«Но что я?.. Дай бог вам здоровья и сил!
А там и увидеться можно:
Мне царь «Пугачева» писать поручил,
Пугач меня мучит безбожно,
Расправиться с ним я на славу хочу,
Мне быть на Урале придется.
Поеду весной, поскорей захвачу,
Что путного там соберется,
Да к вам и махну, переехав Урал …»
Поэт написал «Пугачева»,
Но в дальние наши снега не попал.
Как мог он сдержать это слово?

Говоря о «царском проекте» нужно понимать, что не имеет значения, кто был инициатором написания данных произведений – Пушкин или государь. Пушкин, по образному высказыванию Сиповского, к этому времени уже попал в «драгоценную клетку», которую для него устроил государь, поручив шефу жандармов Бекендорфу следить за ее исправностью [7]. По правилам этой «клетки» первым читателем всех произведений Пушкина должен был быть непременно государь, который определял художественные и прочие достоинства произведения и решал дальнейшую его судьбу. К чести Пушкина, он тонко уловил то, что от него хотят получать, и редко расстраивал своего шефа.

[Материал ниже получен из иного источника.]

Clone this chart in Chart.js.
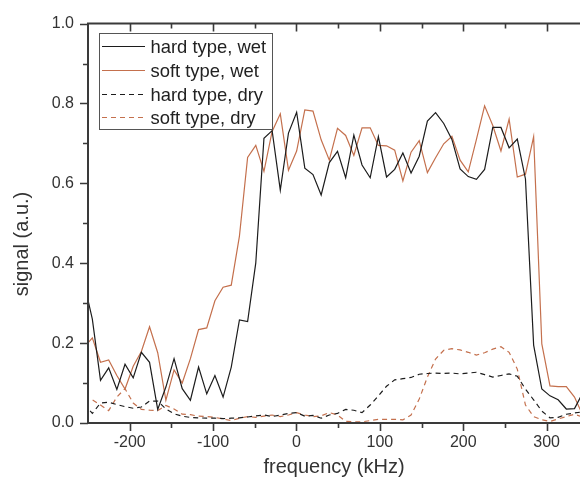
<!DOCTYPE html>
<html><head><meta charset="utf-8">
<script src="https://cdn.jsdelivr.net/npm/chart.js@4.4.1/dist/chart.umd.min.js"></script>
<style>html,body{margin:0;padding:0;background:#fff}canvas{display:block}</style>
</head><body>
<canvas id="c" width="580" height="485"></canvas>
<script>
const freq = [-254.6,-244.8,-235,-225.2,-215.4,-205.6,-195.8,-186,-176.2,-166.4,-156.6,-146.8,-137,-127.2,-117.4,-107.6,-97.8,-88,-78.2,-68.4,-58.6,-48.8,-39,-29.2,-19.4,-9.6,0.2,10,19.8,29.6,39.4,49.2,59,68.8,78.6,88.4,98.2,108,117.8,127.6,137.4,147.2,157,166.8,176.6,186.4,196.2,206,215.8,225.6,235.4,245.2,255,264.8,274.6,284.4,294.2,304,313.8,323.6,333.4,343.2];
const hardWet = [0.35,0.26,0.107,0.138,0.084,0.147,0.113,0.177,0.152,0.034,0.090,0.161,0.086,0.057,0.140,0.073,0.119,0.065,0.140,0.258,0.254,0.401,0.713,0.732,0.583,0.726,0.778,0.638,0.622,0.571,0.652,0.680,0.614,0.721,0.646,0.614,0.717,0.616,0.635,0.676,0.626,0.668,0.756,0.777,0.750,0.710,0.636,0.617,0.610,0.635,0.740,0.740,0.689,0.711,0.611,0.195,0.085,0.068,0.058,0.035,0.036,0.075];
const softWet = [0.19,0.213,0.152,0.158,0.119,0.085,0.142,0.179,0.241,0.176,0.057,0.133,0.100,0.161,0.234,0.238,0.306,0.340,0.345,0.468,0.665,0.695,0.630,0.730,0.774,0.633,0.681,0.784,0.781,0.709,0.658,0.738,0.720,0.670,0.739,0.739,0.695,0.694,0.683,0.606,0.678,0.707,0.627,0.664,0.699,0.718,0.658,0.629,0.710,0.794,0.745,0.681,0.761,0.616,0.623,0.717,0.198,0.093,0.091,0.091,0.065,0.020];
const hardDry = [0.047,0.024,0.050,0.052,0.046,0.041,0.037,0.040,0.055,0.055,0.035,0.023,0.017,0.014,0.013,0.012,0.012,0.011,0.012,0.013,0.015,0.018,0.020,0.016,0.020,0.024,0.026,0.017,0.019,0.012,0.020,0.024,0.034,0.032,0.026,0.045,0.068,0.092,0.108,0.111,0.114,0.122,0.124,0.125,0.124,0.125,0.123,0.125,0.127,0.121,0.115,0.119,0.123,0.117,0.085,0.058,0.030,0.013,0.014,0.022,0.025,0.028];
const softDry = [0.065,0.058,0.045,0.031,0.065,0.086,0.050,0.034,0.032,0.031,0.044,0.035,0.022,0.021,0.017,0.016,0.014,0.010,0.006,0.012,0.016,0.014,0.017,0.020,0.016,0.020,0.026,0.020,0.016,0.018,0.026,0.020,0.004,0.003,0.003,0.006,0.009,0.009,0.009,0.008,0.020,0.060,0.115,0.160,0.182,0.186,0.183,0.177,0.170,0.176,0.185,0.191,0.177,0.135,0.045,0.016,0.008,0.004,0.010,0.016,0.022,0.015];
const xTickLabels = [-200,-100,0,100,200,300];
const xMinorTicks = [-150,-50,50,150,250];
const yTickLabels = [0,0.2,0.4,0.6,0.8,1.0];
const yMinorTicks = [0.1,0.3,0.5,0.7,0.9];
const seriesNames = ['hard type, wet','soft type, wet','hard type, dry','soft type, dry'];
const xTitle = 'frequency (kHz)';
const yTitle = 'signal (a.u.)';

const BLACK = '#1c1c1c', ORANGE = '#c4704d', AXIS = '#3a3a3a', TEXT = '#333333';
const FONT = '"Liberation Sans", Arial, Helvetica, sans-serif';

function pts(vals){ return freq.map((f,i)=>({x:f, y:vals[i]})); }

const framePlugin = {
  id:'frame',
  afterDatasetsDraw(chart){
    const {ctx, chartArea:a, scales:{x, y}} = chart;
    ctx.save();
    ctx.strokeStyle = AXIS; ctx.lineWidth = 2; ctx.lineCap = 'butt';
    ctx.beginPath();
    ctx.moveTo(a.left-1, a.top); ctx.lineTo(a.right+2, a.top);
    ctx.moveTo(a.left, a.top); ctx.lineTo(a.left, a.bottom);
    ctx.moveTo(a.left-1, a.bottom); ctx.lineTo(a.right+2, a.bottom);
    ctx.stroke();
    ctx.beginPath();
    const xt = (arr, len) => arr.forEach(v => {
      const p = Math.round(x.getPixelForValue(v)) + 0.5;
      ctx.moveTo(p, a.bottom); ctx.lineTo(p, a.bottom + len);
      ctx.moveTo(p, a.top); ctx.lineTo(p, a.top + len);
    });
    const yt = (arr, len) => arr.forEach(v => {
      const p = Math.round(y.getPixelForValue(v)) + 0.5;
      ctx.moveTo(a.left, p); ctx.lineTo(a.left - len, p);
    });
    ctx.lineWidth = 1.6;
    xt(xTickLabels, 8); xt(xMinorTicks, 5);
    yt(yTickLabels, 8); yt(yMinorTicks, 5);
    ctx.stroke();
    // y title
    ctx.fillStyle = TEXT;
    ctx.font = '20px ' + FONT;
    ctx.textAlign = 'center'; ctx.textBaseline = 'middle';
    ctx.translate(22, 244); ctx.rotate(-Math.PI/2);
    ctx.fillText(yTitle, 0, 0);
    ctx.restore();
  },
  afterDraw(chart){
    const ctx = chart.ctx;
    ctx.save();
    const bx = 99.5, by = 33.5, bw = 173, bh = 96;
    ctx.fillStyle = '#fff';
    ctx.fillRect(bx, by, bw, bh);
    ctx.strokeStyle = '#555'; ctx.lineWidth = 1;
    ctx.strokeRect(bx, by, bw, bh);
    ctx.font = '18.4px ' + FONT;
    ctx.textAlign = 'left'; ctx.textBaseline = 'middle';
    chart.data.datasets.forEach((ds, k) => {
      const ry = Math.round(46 + k*23.8) + 0.5;
      ctx.strokeStyle = ds.borderColor; ctx.lineWidth = 1.2;
      ctx.setLineDash(ds.borderDash || []);
      ctx.beginPath(); ctx.moveTo(102, ry); ctx.lineTo(145, ry); ctx.stroke();
      ctx.setLineDash([]);
      ctx.fillStyle = '#222';
      ctx.fillText(ds.label, 150.5, ry + 1);
    });
    ctx.restore();
  }
};

new Chart(document.getElementById('c'), {
  type: 'line',
  data: {
    datasets: [
      {label: seriesNames[0], data: pts(hardWet), borderColor: BLACK, borderWidth: 1.2},
      {label: seriesNames[1], data: pts(softWet), borderColor: ORANGE, borderWidth: 1.2},
      {label: seriesNames[2], data: pts(hardDry), borderColor: BLACK, borderWidth: 1.2, borderDash: [5,4]},
      {label: seriesNames[3], data: pts(softDry), borderColor: ORANGE, borderWidth: 1.2, borderDash: [5,4]}
    ]
  },
  options: {
    responsive: false, animation: false, devicePixelRatio: 1,
    layout: {padding: {top: 20, right: 0, left: 0, bottom: 0}},
    plugins: {legend: {display: false}, tooltip: {enabled: false}},
    elements: {point: {radius: 0}, line: {tension: 0, fill: false}},
    scales: {
      x: {
        type: 'linear', min: -250, max: 340,
        grid: {display: false, drawTicks: false}, border: {display: false},
        ticks: {font: {family: FONT, size: 16}, color: TEXT, padding: 10, maxRotation: 0, autoSkip: false,
                callback: v => String(v)},
        afterBuildTicks: s => { s.ticks = xTickLabels.map(v => ({value: v})); },
        afterFit: s => { s.height = 62; },
        title: {display: true, text: xTitle, font: {family: FONT, size: 20}, color: TEXT, padding: {top: 0, bottom: 6}}
      },
      y: {
        type: 'linear', min: 0, max: 1,
        grid: {display: false, drawTicks: false}, border: {display: false},
        ticks: {font: {family: FONT, size: 16}, color: TEXT, padding: 14, autoSkip: false,
                callback: v => Number(v).toFixed(1)},
        afterBuildTicks: s => { s.ticks = yTickLabels.map(v => ({value: v})); },
        afterFit: s => { s.width = 88; }
      }
    }
  },
  plugins: [framePlugin]
});
</script>
</body></html>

Кроме этого, Пушкин не имел права читать своим друзьям выдержек из неоконченных произведений, не показав их предварительно государю, что так любил делать тщеславный стихотворец в надежде получить очередную порцию восторгов в адрес своей поэтической исключительности. За такого рода нарушения он неоднократно получал замечания от шефа жандармов, и затем извинялся. Ему даже выговаривал тот же Бекендорф, например, за то, что на балу у французского посла он был во фраке, а не в дворянском мундире. Он не имел права покидать место своего пребывания и выезжать в другие места без личного разрешения государя. При таких правилах «драгоценной клетки» всякие разговоры о «царских проектах» звучат глупо, ибо других проектов просто не могло быть.